In June of this year—just weeks after Sebesta was disbarred—Mayor Annise Parker tapped Graves to become a board member of the Houston Forensic Science Center, the new incarnation of the formerly embattled Houston Crime Lab. Casarez, who was appointed to the same board in 2012, is now the chairman. “I know her heart,” Graves says of Casarez. “She wants to do the right thing. She wants to see the system work.”
In his new board position, Graves says, he’s most interested in “getting the science right,” no matter the outcome. “I don’t advocate for the defendant; I don’t advocate for the prosecution,” he says. “I advocate for a fair system.”

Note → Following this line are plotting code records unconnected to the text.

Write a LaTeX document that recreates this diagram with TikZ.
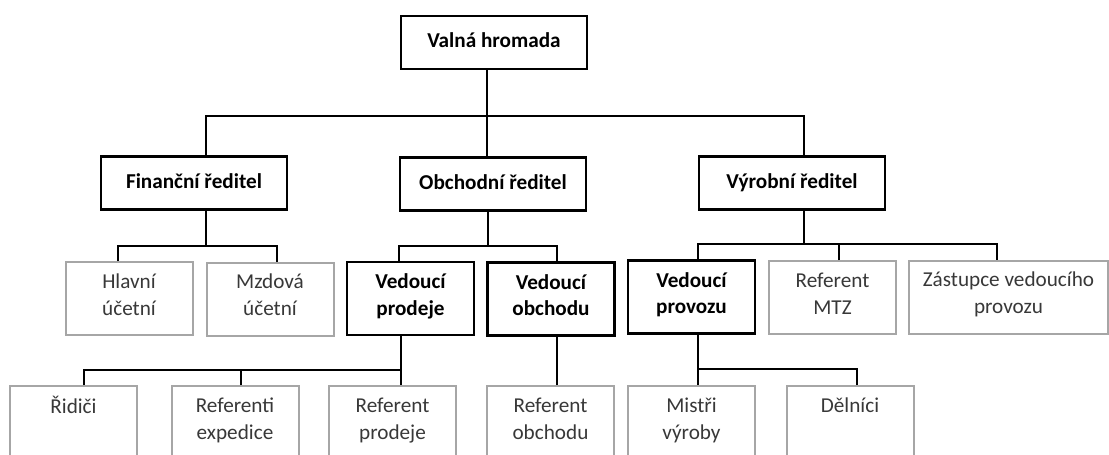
\documentclass[tikz,border=0pt]{standalone}
\usepackage{fontspec}
\setmainfont{Carlito}
\definecolor{boxgray}{HTML}{A6A6A6}
\definecolor{txtgray}{HTML}{383838}
\newcommand\orgsize{\fontsize{10.6pt}{13.4pt}\selectfont}
\tikzset{
  box/.style={align=center, inner sep=0pt, execute at begin node=\strut, execute at end node=\strut},
  chief/.style={box, draw=black, line width=1.2pt, font=\orgsize\bfseries,
    minimum width=93pt, minimum height=26.5pt},
  unit/.style={box, draw=black, line width=1.2pt, font=\orgsize\bfseries,
    minimum width=63.5pt, minimum height=36.5pt},
  staff/.style={box, draw=boxgray, line width=1pt, text=txtgray, font=\orgsize,
    minimum width=63.5pt, minimum height=36.5pt},
  link/.style={line width=1pt}
}
\begin{document}
\begin{tikzpicture}[x=0.5pt, y=-0.5pt]
\useasboundingbox (0,0) rectangle (1109,455);
\clip (0,0) rectangle (1109,455);
% vedeni
\node[chief] (valna) at (494,42.5) {Valná hromada};
\node[chief] (fin) at (194,183) {Finanční ředitel};
\node[chief] (obch) at (493,184) {Obchodní ředitel};
\node[chief] (vyr) at (792,183) {Výrobní ředitel};
% druha uroven
\node[staff] (hlavni) at (129,298.5) {Hlavní\\účetní};
\node[staff] (mzdova) at (270,299) {Mzdová\\účetní};
\node[unit] (vprod) at (410.5,298.5) {Vedoucí\\prodeje};
\node[unit] (vobch) at (551,299) {Vedoucí\\obchodu};
\node[unit] (vprov) at (691.5,297) {Vedoucí\\provozu};
\node[staff] (mtz) at (832.5,297.5) {Referent\\MTZ};
\node[staff, minimum width=99.5pt] (zast) at (1008.5,297) {Zástupce vedoucího\\provozu};
% treti uroven
\node[staff] (ridici) at (73.5,422.5) {Řidiči\\~};
\node[staff] (expedice) at (235,422.5) {Referenti\\expedice};
\node[staff] (rprod) at (392.5,422.5) {Referent\\prodeje};
\node[staff] (robch) at (550.5,422.5) {Referent\\obchodu};
\node[staff] (mistri) at (691.5,422.5) {Mistři\\výroby};
\node[staff] (delnici) at (850,422.5) {Dělníci\\~};

% spoje
\coordinate (jtop) at (487,116);
\draw[link] (valna.south -| jtop) -- (obch.north -| jtop);
\draw[link] ([xshift=6pt]fin.north) |- (jtop) -| ([xshift=6pt]vyr.north);

\coordinate (jfin) at (206,246);
\draw[link] (fin.south -| jfin) -- (jfin);
\draw[link] ([xshift=-5.5pt]hlavni.north) |- (jfin) -| ([xshift=3.5pt]mzdova.north);

\coordinate (jobch) at (487.5,246);
\draw[link] (obch.south -| jobch) -- (jobch);
\draw[link] ([xshift=-5.75pt]vprod.north) |- (jobch) -| ([xshift=3pt]vobch.north);

\coordinate (jvyr) at (804,244);
\coordinate (jmtz) at (839,244);
\draw[link] (vyr.south -| jvyr) -- (jvyr);
\draw[link] ([xshift=3.25pt]vprov.north) |- (jvyr) -| ([xshift=-5.75pt]zast.north);
\draw[link] (mtz.north -| jmtz) -- (jmtz);

\coordinate (jvp) at (400.5,370);
\coordinate (jexp) at (240.5,370);
\draw[link] (vprod.south -| jvp) -- (rprod.north -| jvp);
\draw[link] ([xshift=5pt]ridici.north) |- (jvp);
\draw[link] (expedice.north -| jexp) -- (jexp);

\coordinate (jvo) at (557,360);
\draw[link] (vobch.south -| jvo) -- (robch.north -| jvo);

\coordinate (jpv) at (698,369);
\draw[link] (vprov.south -| jpv) -- (mistri.north -| jpv);
\draw[link] (jpv) -| ([xshift=3.5pt]delnici.north);
\end{tikzpicture}
\end{document}
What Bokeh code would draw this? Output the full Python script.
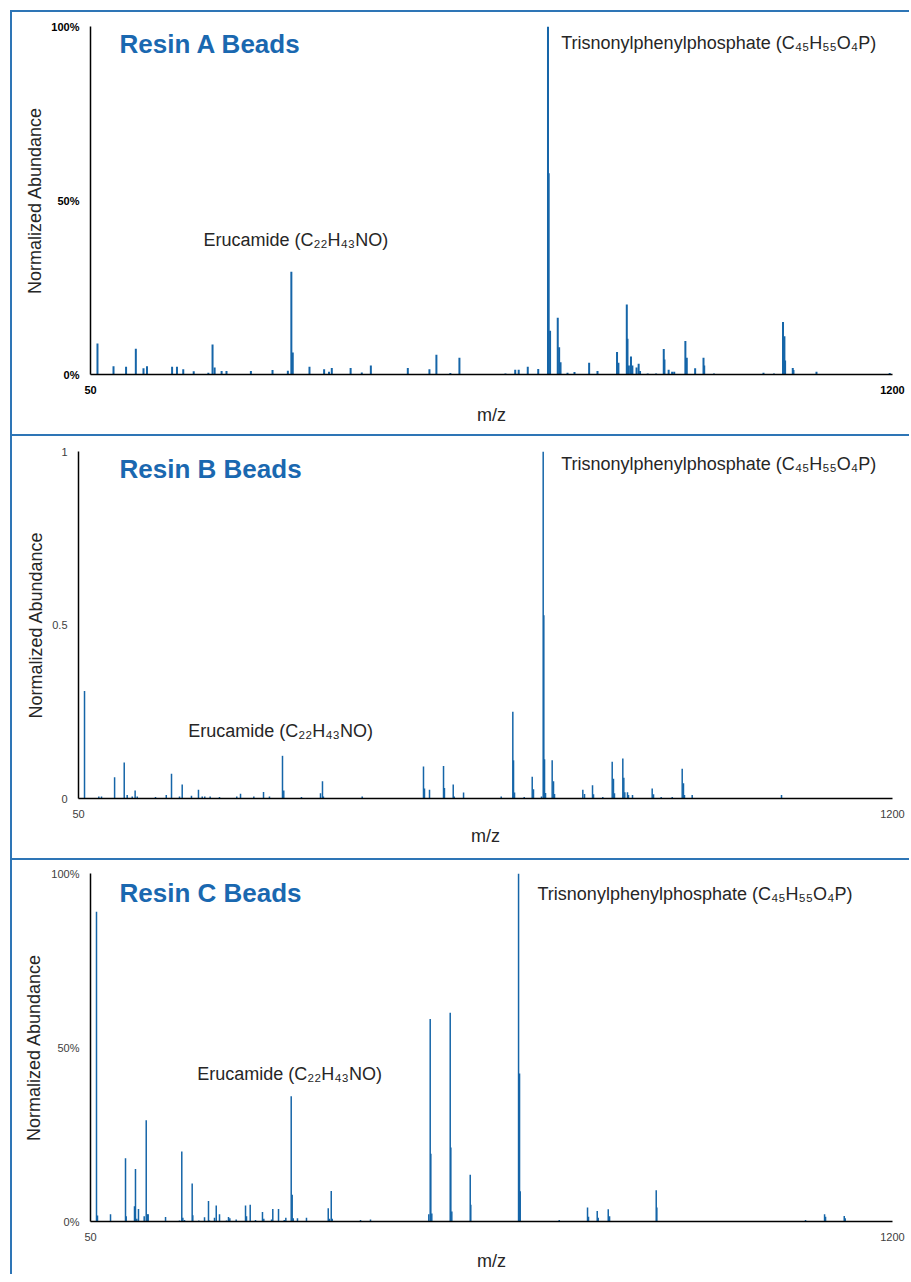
from bokeh.plotting import figure
from bokeh.models import Range1d, FixedTicker, Label, ColumnDataSource
from bokeh.embed import file_html
from bokeh.resources import INLINE

# ---------------- data ----------------
panel_titles = ["Resin A Beads", "Resin B Beads", "Resin C Beads"]
label_eru = "Erucamide (C₂₂H₄₃NO)"
label_tnpp = "Trisnonylphenylphosphate (C₄₅H₅₅O₄P)"
x_ticks = [50, 1200]

# Resin A (% abundance)
mz_a = [60, 83, 101, 115, 126, 131, 167, 174, 183, 198, 219, 225, 228, 238, 245, 280, 311, 333,
        338, 340, 364, 385, 392, 396, 423, 439, 452, 505, 536, 546, 566, 579, 645, 659, 664, 677,
        692, 706, 707, 709, 720, 722, 724, 734, 744, 765, 777, 805, 807, 819, 820, 822, 825, 827,
        833, 836, 838, 849, 861, 872, 873, 879, 884, 887, 903, 905, 917, 929, 930, 944, 1015, 1030,
        1043, 1045, 1046, 1057, 1058, 1091, 1196]
ab_a = [8.9, 2.4, 2.2, 7.4, 1.8, 2.4, 2.2, 2.2, 1.5, 0.9, 0.5, 8.6, 2.0, 1.0, 1.0, 1.0, 1.3, 1.1,
        29.5, 6.3, 2.2, 1.5, 0.8, 1.9, 1.9, 0.6, 2.6, 1.9, 1.5, 5.7, 0.4, 4.8, 0.3, 1.4, 1.4, 2.2,
        1.6, 100.0, 57.8, 12.6, 16.3, 7.8, 3.5, 0.5, 0.7, 3.4, 1.0, 6.5, 3.4, 20.1, 10.3, 2.6, 5.2, 2.6,
        2.0, 3.1, 1.0, 0.3, 0.3, 7.3, 4.3, 1.4, 0.8, 0.8, 9.6, 4.8, 1.8, 4.8, 2.6, 0.3, 0.5, 0.3,
        15.1, 11.0, 4.0, 1.9, 1.3, 0.8, 0.4]

# Resin B (fraction)
mz_b = [58.5, 78.7, 82.5, 101, 114.6, 118.8, 125.9, 130, 133, 158.8, 174, 181.4, 192.7, 196.5,
        209.6, 219.5, 224.8, 228.4, 236, 249.2, 273.6, 278.9, 297.7, 311.4, 319.8, 338.2, 340, 365,
        391.9, 394.7, 396, 450.8, 537.4, 538.8, 545.9, 565.7, 567, 579.4, 580.8, 594, 647.2, 663.6,
        664.6, 666, 679.7, 691, 692.8, 704.1, 706.5, 707.4, 708.4, 709.8, 719.2, 721.1, 722.5, 762.5,
        764.9, 776.2, 777.6, 790.7, 804, 805.8, 807.2, 819, 820.4, 821.8, 825.6, 827, 832.7, 860.5,
        862.4, 873.2, 888.8, 902.9, 904.7, 906.1, 917, 1043.2]
ab_b = [0.31, 0.006, 0.006, 0.061, 0.104, 0.01, 0.006, 0.023, 0.006, 0.004, 0.01, 0.071, 0.006, 0.04,
        0.008, 0.025, 0.006, 0.006, 0.006, 0.004, 0.006, 0.014, 0.006, 0.019, 0.006, 0.123, 0.023, 0.004,
        0.015, 0.05, 0.006, 0.006, 0.092, 0.029, 0.025, 0.094, 0.03, 0.04, 0.006, 0.017, 0.006, 0.25,
        0.11, 0.017, 0.004, 0.063, 0.027, 0.006, 1.0, 0.528, 0.113, 0.016, 0.11, 0.05, 0.013, 0.025,
        0.013, 0.038, 0.012, 0.004, 0.106, 0.057, 0.015, 0.115, 0.06, 0.018, 0.018, 0.01, 0.01, 0.029,
        0.012, 0.004, 0.004, 0.086, 0.044, 0.01, 0.01, 0.01]

# Resin C (% abundance)
mz_c = [58.6, 60, 78.7, 100.2, 101.2, 113.1, 114.5, 116.4, 118.8, 127, 129.9, 131.7, 132.7, 157.6,
        177.6, 180.9, 182.4, 184.8, 195.8, 196.7, 205.3, 213.5, 219.2, 220.6, 227.8, 230.3, 235, 245,
        247.9, 249.8, 258.9, 272.3, 273.7, 279, 286.6, 296.6, 298.5, 309.6, 311.4, 319.6, 327.8, 330.1,
        337.8, 339.2, 340.7, 346.8, 359.7, 390.9, 392.7, 395.2, 396.6, 437.2, 451.5, 535.1, 537.1, 538,
        539.4, 565.8, 566.7, 568.1, 594.5, 595.3, 663.8, 665.2, 666.2, 722.1, 762.7, 764.1, 776.6, 778,
        792.4, 794.3, 861.2, 862.1, 1075.3, 1102.6, 1104, 1130.8, 1132.2]
ab_c = [89.0, 1.7, 2.1, 18.2, 1.5, 4.4, 15.1, 0.8, 3.6, 1.5, 29.1, 2.1, 2.1, 1.3,
        0.3, 20.1, 1.1, 0.4, 10.9, 1.8, 0.3, 1.2, 5.9, 0.3, 1.1, 4.6, 2.1, 0.3,
        1.3, 0.9, 0.6, 4.6, 1.5, 4.8, 0.4, 2.7, 0.8, 0.6, 3.6, 3.6, 0.4, 1.1,
        36.0, 7.7, 0.9, 0.9, 1.1, 3.8, 0.8, 8.8, 0.8, 0.4, 0.6, 2.1, 58.2, 19.5,
        2.3, 60.0, 21.3, 2.9, 13.4, 4.8, 100.0, 42.5, 8.7, 0.4, 4.0, 1.4, 3.0, 1.1,
        3.5, 1.5, 9.0, 4.0, 0.4, 2.1, 1.4, 1.6, 0.9]

# ---------------- style ----------------
FONT = "Liberation Sans"
BLUE = "#1565a8"
TITLE_BLUE = "#1a68b0"
BORDER = "#2e75b6"
TXT = "#262626"


def make_panel(mz, ab, ymax, yticks, ylabels, title, eru_xy, tnpp_xy, title_xy,
               height, mb_left, mb_top, mb_bottom, bold_ticks, tick_color, lw,
               ylab_standoff, xlab_standoff, top_margin):
    p = figure(width=899, height=height, x_range=Range1d(50, 1200), y_range=Range1d(0, ymax),
               output_backend="svg", toolbar_location=None,
               min_border_left=mb_left, min_border_right=19,
               min_border_top=mb_top, min_border_bottom=mb_bottom)
    p.outline_line_color = None
    p.xgrid.visible = False
    p.ygrid.visible = False
    p.background_fill_color = "white"
    p.border_fill_color = "white"
    st = {"border-top": "2px solid " + BORDER, "border-left": "2px solid " + BORDER,
          "margin-left": "10px"}
    if top_margin:
        st["margin-top"] = "%dpx" % top_margin
    p.styles = st

    src = ColumnDataSource(dict(x=mz, y=ab, y0=[0] * len(mz)))
    p.segment(x0="x", y0="y0", x1="x", y1="y", source=src, line_color=BLUE, line_width=lw)

    for ax in (p.xaxis[0], p.yaxis[0]):
        ax.axis_line_color = "black"
        ax.axis_line_width = 1.5
        ax.major_tick_line_color = None
        ax.minor_tick_line_color = None
        ax.major_tick_out = 0
        ax.major_tick_in = 0
        ax.minor_tick_out = 0
        ax.minor_tick_in = 0
        ax.major_label_text_font = FONT
        ax.major_label_text_font_size = "11px"
        ax.major_label_text_font_style = "bold" if bold_ticks else "normal"
        ax.major_label_text_color = tick_color
        ax.axis_label_text_font = FONT
        ax.axis_label_text_font_size = "18px"
        ax.axis_label_text_font_style = "normal"
        ax.axis_label_text_color = TXT

    p.xaxis.ticker = FixedTicker(ticks=x_ticks)
    p.xaxis.axis_label = "m/z"
    p.xaxis.major_label_standoff = 11
    p.xaxis.axis_label_standoff = xlab_standoff

    p.yaxis.ticker = FixedTicker(ticks=yticks)
    p.yaxis.major_label_overrides = {t: l for t, l in zip(yticks, ylabels)}
    p.yaxis.axis_label = "Normalized Abundance"
    p.yaxis.major_label_standoff = 11
    p.yaxis.axis_label_standoff = ylab_standoff

    p.add_layout(Label(x=title_xy[0], y=title_xy[1], text=title, text_font=FONT,
                       text_font_size="26px", text_font_style="bold", text_color=TITLE_BLUE,
                       text_align="left", text_baseline="middle"))
    p.add_layout(Label(x=eru_xy[0], y=eru_xy[1], text=label_eru, text_font=FONT,
                       text_font_size="18px", text_color=TXT,
                       text_align="left", text_baseline="middle"))
    p.add_layout(Label(x=tnpp_xy[0], y=tnpp_xy[1], text=label_tnpp, text_font=FONT,
                       text_font_size="18px", text_color=TXT,
                       text_align="left", text_baseline="middle"))
    return p


pa = make_panel(mz_a, ab_a, 100, [0, 50, 100], ["0%", "50%", "100%"], panel_titles[0],
                (212, 38.6), (725, 95.3), (91.6, 95.1),
                height=424, mb_left=78, mb_top=14, mb_bottom=62,
                bold_ticks=True, tick_color="black", lw=2,
                ylab_standoff=3, xlab_standoff=8, top_margin=10)
pb = make_panel(mz_b, ab_b, 1.0, [0, 0.5, 1], ["0", "0.5", "1"], panel_titles[1],
                (205, 0.195), (732, 0.964), (108, 0.950),
                height=424, mb_left=66, mb_top=15, mb_bottom=62,
                bold_ticks=False, tick_color="#404040", lw=1.5,
                ylab_standoff=3, xlab_standoff=5, top_margin=0)
pc = make_panel(mz_c, ab_c, 100, [0, 50, 100], ["0%", "50%", "100%"], panel_titles[2],
                (203, 42.4), (691, 94.1), (91.6, 94.3),
                height=416, mb_left=78, mb_top=13, mb_bottom=55,
                bold_ticks=False, tick_color="#404040", lw=1.5,
                ylab_standoff=4, xlab_standoff=7, top_margin=0)

open("out.html", "w").write(file_html([pa, pb, pc], INLINE))
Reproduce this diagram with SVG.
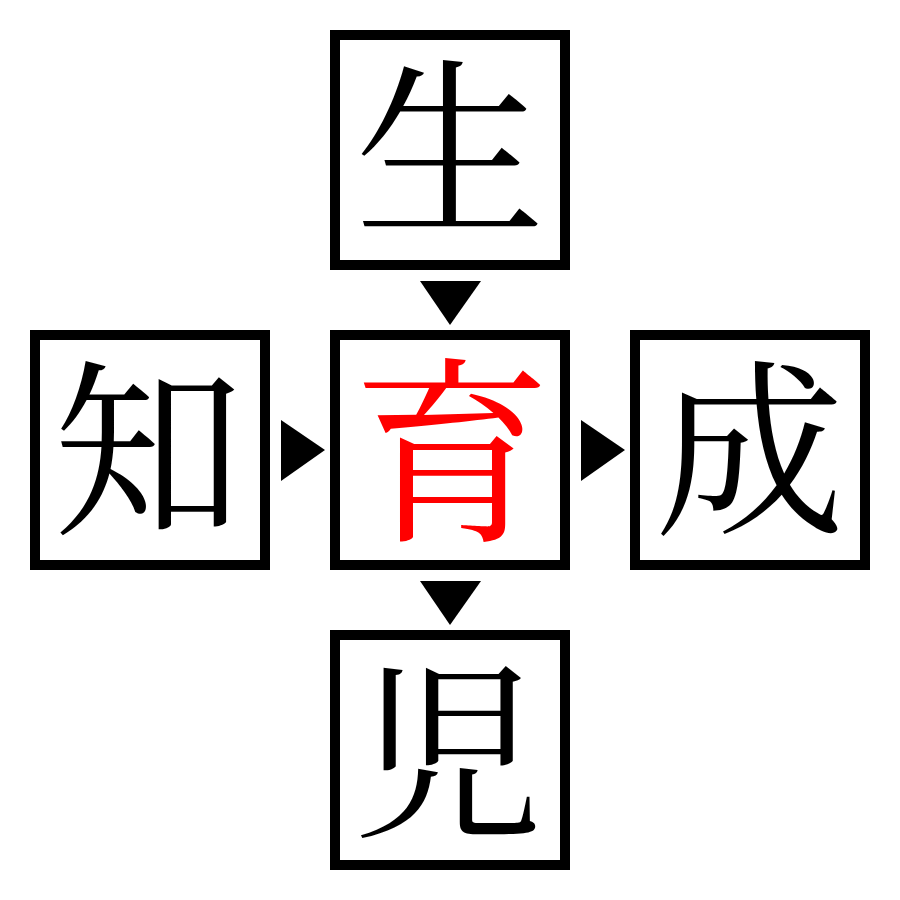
<svg xmlns="http://www.w3.org/2000/svg" width="900" height="900" viewBox="0 0 900 900">
<style>
.box{fill:#fff;stroke:#000;stroke-width:10}
.ch{font-family:"Noto Serif CJK JP","Noto Sans CJK JP",serif;font-size:190px;text-anchor:middle;fill:#000}
.red{fill:#ff0000;font-size:200px}
.arr{fill:#000}
</style>
<rect width="900" height="900" fill="#fff"/>
<g id="connectors">
<polygon class="arr" points="420,281 481,281 450,325"/>
<polygon class="arr" points="281,420 281,481 325,450"/>
<polygon class="arr" points="581,420 581,481 625,450"/>
<polygon class="arr" points="420,581 481,581 450,625"/>
</g>
<g id="node-sei">
<rect class="box" x="335" y="35" width="230" height="230"/>
<text class="ch" x="450" y="219">生</text>
</g>
<g id="node-chi">
<rect class="box" x="35" y="335" width="230" height="230"/>
<text class="ch" x="148" y="520">知</text>
</g>
<g id="node-iku">
<rect class="box" x="335" y="335" width="230" height="230"/>
<text class="ch red" x="452" y="526">育</text>
</g>
<g id="node-sei2">
<rect class="box" x="635" y="335" width="230" height="230"/>
<text class="ch" x="750" y="520">成</text>
</g>
<g id="node-ji">
<rect class="box" x="335" y="635" width="230" height="230"/>
<text class="ch" x="448" y="823">児</text>
</g>
</svg>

Graves, now 50, believes that telling his story—to the public and to members of the criminal justice system—can lead to real reform. He wants to remind them “what getting it wrong can do, how it can destroy lives and families.” And he feels a responsibility to carry that message. “I had to go through what I had to go through,” he says, “so I could better teach what people need to be taught about our criminal justice system.”
Among the reforms he’d like to see are 10-year appointments for district attorneys instead of general elections every four years. “They have a lot of pressure from the public to bring results,” he says. “That’s on us. It’s the system we created. We are seeing the criminal justice system become criminal, and we need to talk about it.”
For Graves, the opportunity to talk about it—after everything he’s gone through—has been gratifying indeed. “For so long, society called me a murderer,” he says. “And to turn around, apologize and say, ‘We accept you, wholeheartedly, but not only that, we’re going to treat you like a rock star; we’re going to get behind your cause’—that’s really coming full circle.”